Elle ajoute que dans son travail, “la différence entre le moderne et l’ancien reste visible, tout en s’entremêlant de manière très fluide.” Il adapte ainsi des bâtiments historiques aux usages modernes, comme le showroom Olivetti (1957–58). Situé sous les colonnades des Vieilles Procuraties, qui bordent la place Saint-Marc, ce petit local sombre et étroit est revu et corrigé à travers une réorganisation des espaces, tout en exploitant au mieux la lumière. Une vraie boîte à bijoux, qui doit beaucoup à son célèbre escalier central qui paraît suspendu dans le vide, mais aussi au choix minutieux des matériaux, dont le marbre d’Aurisina, le bois de rose ou encore les stucs vénitiens traditionnels.
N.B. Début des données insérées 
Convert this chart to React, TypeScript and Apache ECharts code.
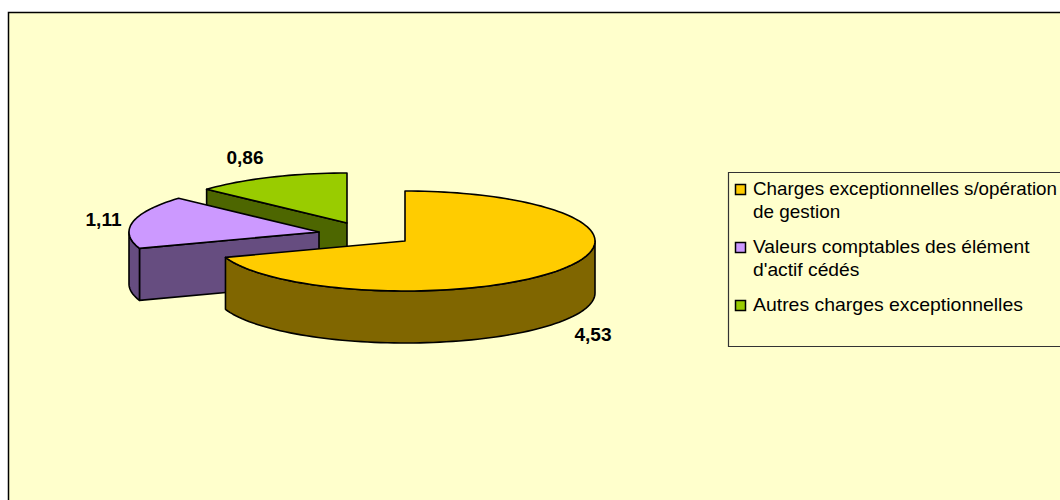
import React, { useEffect, useRef } from "react";
import * as echarts from "echarts";

const categories = ["Charges exceptionnelles s/opération", "Valeurs comptables des élément", "Autres charges exceptionnelles"];
const values = [4.53, 1.11, 0.86];

const legendLines = [
  ["Charges exceptionnelles s/opération", "de gestion"],
  ["Valeurs comptables des élément", "d'actif cédés"],
  ["Autres charges exceptionnelles"],
];
const legendStretch = [[1.045, 1.05], [1.065, 1.07], [1.08]];
const topColors = ["#FFCC00", "#CC99FF", "#99CC00"];
const sideColors = ["#806600", "#664D80", "#4D6600"];

// layout, separate from the data
const apexes = [[405, 241], [319, 232], [347, 223]];
const labelPos = [[593, 335], [103.5, 220], [245, 158]];
const RX = 190, RY = 50, DEPTH = 52;
const total = values.reduce((a, b) => a + b, 0);
const FONT = "'Liberation Sans', Arial, sans-serif";
const fmt = (v: number) => v.toFixed(2).replace(".", ",");

function point(i: number, deg: number, dy = 0) {
  const r = (deg * Math.PI) / 180;
  return [apexes[i][0] + RX * Math.sin(r), apexes[i][1] - RY * Math.cos(r) + dy];
}
function arc(i: number, a: number, b: number, dy = 0) {
  const n = Math.max(2, Math.ceil(Math.abs(b - a) / 2));
  const pts: number[][] = [];
  for (let k = 0; k <= n; k++) pts.push(point(i, a + ((b - a) * k) / n, dy));
  return pts;
}
const edge = { stroke: "#000", lineWidth: 1.6, lineJoin: "round" as const };

function renderItem(params: any, api: any) {
  const i = api.value(0);
  const before = values.slice(0, i).reduce((a, b) => a + b, 0);
  const a0 = (before / total) * 360;
  const a1 = ((before + api.value(1)) / total) * 360;
  const [ax, ay] = apexes[i];
  const children: any[] = [];
  const side = { ...edge, fill: sideColors[i] };
  // flat cut face on the starting radius, when it faces the viewer
  if (a0 > 90) {
    const p = point(i, a0);
    children.push({
      type: "polygon",
      shape: { points: [[ax, ay], p, [p[0], p[1] + DEPTH], [ax, ay + DEPTH]] },
      style: side,
    });
  }
  // curved rim: only the part in front (90 to 270 degrees)
  const f0 = Math.max(a0, 90), f1 = Math.min(a1, 270);
  if (f1 > f0) {
    children.push({
      type: "polygon",
      shape: { points: [...arc(i, f0, f1), ...arc(i, f1, f0, DEPTH)] },
      style: side,
    });
  }
  // top face
  children.push({
    type: "polygon",
    shape: { points: [[ax, ay], ...arc(i, a0, a1)] },
    style: { ...edge, fill: topColors[i] },
  });
  children.push({
    type: "text",
    x: labelPos[i][0],
    y: labelPos[i][1],
    scaleX: 1.06,
    style: { text: fmt(api.value(1)), font: `bold 18px ${FONT}`, fill: "#000", align: "center", verticalAlign: "middle" },
  });
  return { type: "group", children };
}

const legendTop = [189, 247, 305];
const LINE = 23;

export default function App() {
  const ref = useRef<HTMLDivElement>(null);
  useEffect(() => {
    const chart = echarts.init(ref.current!, undefined, { renderer: "svg" });
    const legendEls: any[] = [
      { type: "rect", shape: { x: 8.5, y: 12.5, width: 1100, height: 520 }, style: { fill: "#FFFFCC", stroke: "#000", lineWidth: 1.5 }, z: 0 },
      { type: "rect", shape: { x: 728.5, y: 172.5, width: 400, height: 174 }, style: { fill: "#FFFFCC", stroke: "#333", lineWidth: 1.2 }, z: 1 },
    ];
    legendLines.forEach((lines, i) => {
      legendEls.push({
        type: "rect",
        shape: { x: 735.5, y: legendTop[i] - 4.5, width: 10, height: 10 },
        style: { fill: topColors[i], stroke: "#000", lineWidth: 1.5 },
        z: 2,
      });
      lines.forEach((t, k) => {
        legendEls.push({
          type: "text",
          x: 753,
          y: legendTop[i] + k * LINE,
          scaleX: legendStretch[i][k],
          style: { text: t, font: `18px ${FONT}`, fill: "#000", verticalAlign: "middle" },
          z: 2,
        });
      });
    });
    chart.setOption({
      animation: false,
      backgroundColor: "#fff",
      graphic: legendEls,
      series: [2, 1, 0].map((i) => ({
        type: "custom",
        name: categories[i],
        coordinateSystem: "none",
        renderItem,
        z: 3,
        data: [[i, values[i]]],
      })),
    });
    return () => chart.dispose();
  }, []);
  return <div ref={ref} style={{ position: "fixed", left: 0, top: 0, width: 1060, height: 500 }} />;
}
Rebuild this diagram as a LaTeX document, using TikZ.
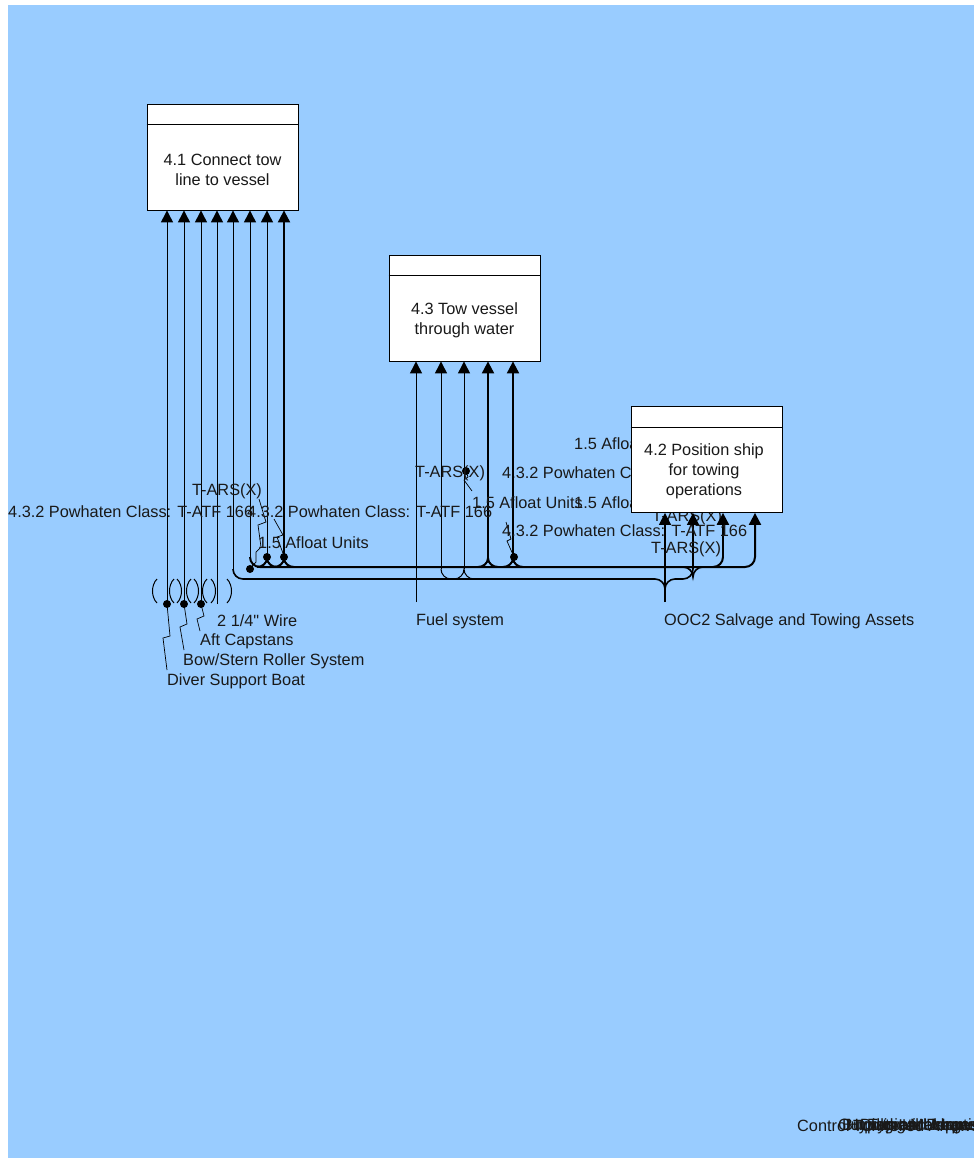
\documentclass[tikz,border=0pt]{standalone}
\usepackage{fontspec}
\setmainfont{Liberation Sans}
\usetikzlibrary{arrows.meta}
\definecolor{bg}{RGB}{153,204,255}
\begin{document}
\begin{tikzpicture}[x=1pt,y=-1pt,
  every node/.style={font=\fontsize{16.3}{20}\selectfont, inner sep=0pt, text=black!90},
  lbl/.style={anchor=west},
  boxst/.style={draw, fill=white, line width=0.8pt, minimum width=151pt, minimum height=106pt},
  ln/.style={line width=1pt},
  lnk/.style={line width=2pt},
  lnm/.style={line width=1.6pt},
  arr/.style={-{Triangle[width=12pt,length=12pt]}},
  ldr/.style={line width=0.7pt},
  dotst/.style={fill=black}]
\useasboundingbox (0,0) rectangle (974,1160);
\fill[bg] (8,5) rectangle (974,1158);

% labels that lie behind box 4.2
\node[lbl] (l42a) at (502,473) {4.3.2 Powhaten Class: T-ATF 166};
\node[lbl] (l15b) at (574,503) {1.5 Afloat Units};
\node[lbl] (l15c) at (574,444) {1.5 Afloat Units};
\node[lbl] (ltx) at (652,517) {T-ARS(X)};

% boxes
\node[boxst] (b41) at (222.5,157) {};
\draw[line width=0.8pt] ([yshift=-21pt]b41.north west) -- ([yshift=-21pt]b41.north east);
\node[align=center] (t41) at (222.5,170) {4.1 Connect tow\\line to vessel};
\node[boxst] (b43) at (464.5,308) {};
\draw[line width=0.8pt] ([yshift=-21pt]b43.north west) -- ([yshift=-21pt]b43.north east);
\node[align=center] (t43) at (464.5,320) {4.3 Tow vessel\\through water};
\node[boxst] (b42) at (706.5,459.5) {};
\draw[line width=0.8pt] ([yshift=-21pt]b42.north west) -- ([yshift=-21pt]b42.north east);
\node[align=center] (t42) at (704,471) {4.2 Position ship\\for towing\\operations};

% mechanisms into box 4.1 (tunnelled)
\foreach \x/\n in {167/a,184/b,201/c,217/d} {
  \coordinate (e\n) at (\x,604);
  \draw[ln,arr] (e\n) -- (e\n |- b41.south);
  \draw[ln] (\x-10,579) .. controls (\x-16,585) and (\x-16,597) .. (\x-10,603);
  \draw[ln] (\x+10,579) .. controls (\x+16,585) and (\x+16,597) .. (\x+10,603);
}
\foreach \n in {a,b,c} { \fill (e\n) circle (4pt); }

% bus A
\coordinate (bA1) at (250,567);
\coordinate (bA2) at (755,567);
\coordinate (bA0) at (250,557);
\draw[ln,arr] (bA0) -- (bA0 |- b41.south);
\draw[lnk,-{Triangle[width=12pt,length=12pt]},rounded corners=10pt]
  (bA0) -- (bA1) -- (bA2) -- (bA2 |- b42.south);
\foreach \x/\bx/\w in {267/b41/ln,284/b41/lnk,488/b43/lnk,513/b43/lnk} {
  \coordinate (f\x) at (\x,558);
  \draw[lnk] (\x-10,567) to[out=0,in=-90] (f\x) to[out=-90,in=180] (\x+10,567);
  \draw[\w,arr] (f\x) -- (f\x |- \bx.south);
}
\coordinate (f723) at (723,557);
\draw[lnk] (713,567) to[out=0,in=-90] (f723);
\draw[lnk,arr] (f723) -- (f723 |- b42.south);

% bus B from OOC2
\coordinate (oo) at (665,602);
\draw[lnm,arr] (oo) -- (oo |- b42.south);
\coordinate (bB1) at (233,579);
\coordinate (bB2) at (693,579);
\coordinate (bB0) at (233,569);
\draw[ln,arr] (bB0) -- (bB0 |- b41.south);
\draw[lnm,rounded corners=10pt] (665,594) -- (665,579) -- (bB1) -- (bB0);
\draw[lnm,arr,rounded corners=10pt] (665,594) -- (665,579) -- (bB2) -- (bB2 |- b42.south);
\draw[lnm] (683,567) to[out=0,in=90] (693,577) to[out=90,in=180] (703,567);
\coordinate (g441) at (441,569);
\draw[ln] (451,579) to[out=180,in=-90] (g441);
\draw[ln,arr] (g441) -- (g441 |- b43.south);
\coordinate (g464) at (464,569);
\draw[ln] (454,579) to[out=0,in=-90] (g464) to[out=-90,in=180] (474,579);
\draw[ln,arr] (g464) -- (g464 |- b43.south);

% fuel
\coordinate (fu) at (416,602);
\draw[ln,arr] (fu) -- (fu |- b43.south);

% dots and leaders
\fill (250,569) circle (4pt);
\fill (267,557) circle (4pt);
\fill (284,557) circle (4pt);
\fill (466,471) circle (4pt);
\fill (514,557) circle (4pt);
\draw[ldr] (ea) -- (170,636) -- (163,638) -- (167,670);
\draw[ldr] (eb) -- (187,624) -- (180,627) -- (184,650);
\draw[ldr] (ec) -- (204,616) -- (197,619) -- (200,631);
\draw[ldr] (259,499) -- (266,522) -- (258,525) -- (261,547) -- (256,552) -- (256,562) -- (250,568);
\draw[ldr] (274,519) -- (283,535) -- (277,537) -- (284,556);
\draw[ldr] (466,471) -- (468,477) -- (464,480) -- (472,491);
\draw[ldr] (514,557) -- (507,541) -- (511,539) -- (506,522);

% labels
\node[anchor=center] (lt1) at (227,491) {T-ARS(X)};
\node[lbl] (lp1) at (8,512) {4.3.2 Powhaten Class: T-ATF 166};
\node[lbl] (lp2) at (247,512) {4.3.2 Powhaten Class: T-ATF 166};
\node[lbl] (la1) at (258,543) {1.5 Afloat Units};
\node[lbl] (lt2) at (415,473) {T-ARS(X)};
\node[lbl] (la2) at (472,503) {1.5 Afloat Units};
\node[lbl] (lp3) at (502,531) {4.3.2 Powhaten Class: T-ATF 166};
\node[lbl] (lt3) at (651,549) {T-ARS(X)};
\node[lbl] (lw) at (217,621) {2 1/4\textquotedbl{} Wire};
\node[lbl] (lc) at (200,641) {Aft Capstans};
\node[lbl] (lr) at (183,661) {Bow/Stern Roller System};
\node[lbl] (ld) at (167,681) {Diver Support Boat};
\node[lbl] (lf) at (416,621) {Fuel system};
\node[lbl] (lo) at (664,621) {OOC2 Salvage and Towing Assets};

% legend text (overlapping, clipped at the right edge)
\begin{scope}
\clip (0,0) rectangle (974,1160);
\node[lbl] (k0) at (797,1126) {Control};
\node[lbl] (k1) at (838,1126) {Outputs and Inputs};
\node[lbl] (k2) at (842,1126) {Bundling Mechanisms};
\node[lbl] (k3) at (847,1126) {Hypothetical Input};
\node[lbl] (k4) at (853,1126) {Tunnelled Arrows};
\node[lbl] (k5) at (860,1126) {Diagram Purpose};
\node[lbl] (k6) at (868,1126) {Typical Usage};
\end{scope}
\end{tikzpicture}
\end{document}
Un intérêt pour le funéraire

Cette grammaire esthétique se retrouve aussi dans son tout dernier projet, le sanctuaire Brion (1970-78), immergé dans la campagne de Trévise, soit un ensemble funéraire commandé en 1969 par la famille éponyme. Le monument en forme de L de 2200 mètres carrés est à la limite de la ville de San Vito D’Altivole, à proximité de son petit cimetière. L’entrée se fait par une entrée monumentale, appelée “propylei” (qui signifie propylée en grec), où l’on aperçoit deux cercles entrelacés. Organisé autour de prairies verdoyantes et sillonné de canaux aux nénuphars, le tombeau reprend des formes géométriques qui rappellent notamment les jardins japonais.

Le sanctuaire Brion. © Luca Chiaudano
Le sanctuaire Brion. © Luca Chiaudano

À côté du lieu monumental, dans un espace discret, à la frontière entre le mémorial privé et le cimetière public, se trouve la tombe de Carlo Scarpa, conçue par leur fils Tobia, qui a voulu être enterré ici, aux côtés de son épouse Nini Lazzari. Ce sanctuaire est achevé en 1978, année de la mort accidentelle de l’architecte au Japon. La même année, la Faculté d’architecture de Venise le fait docteur honoris causa, lui, que l’on appelait  « il professore » et qui n’a jamais pu signer ses projets, faute de diplôme adéquat.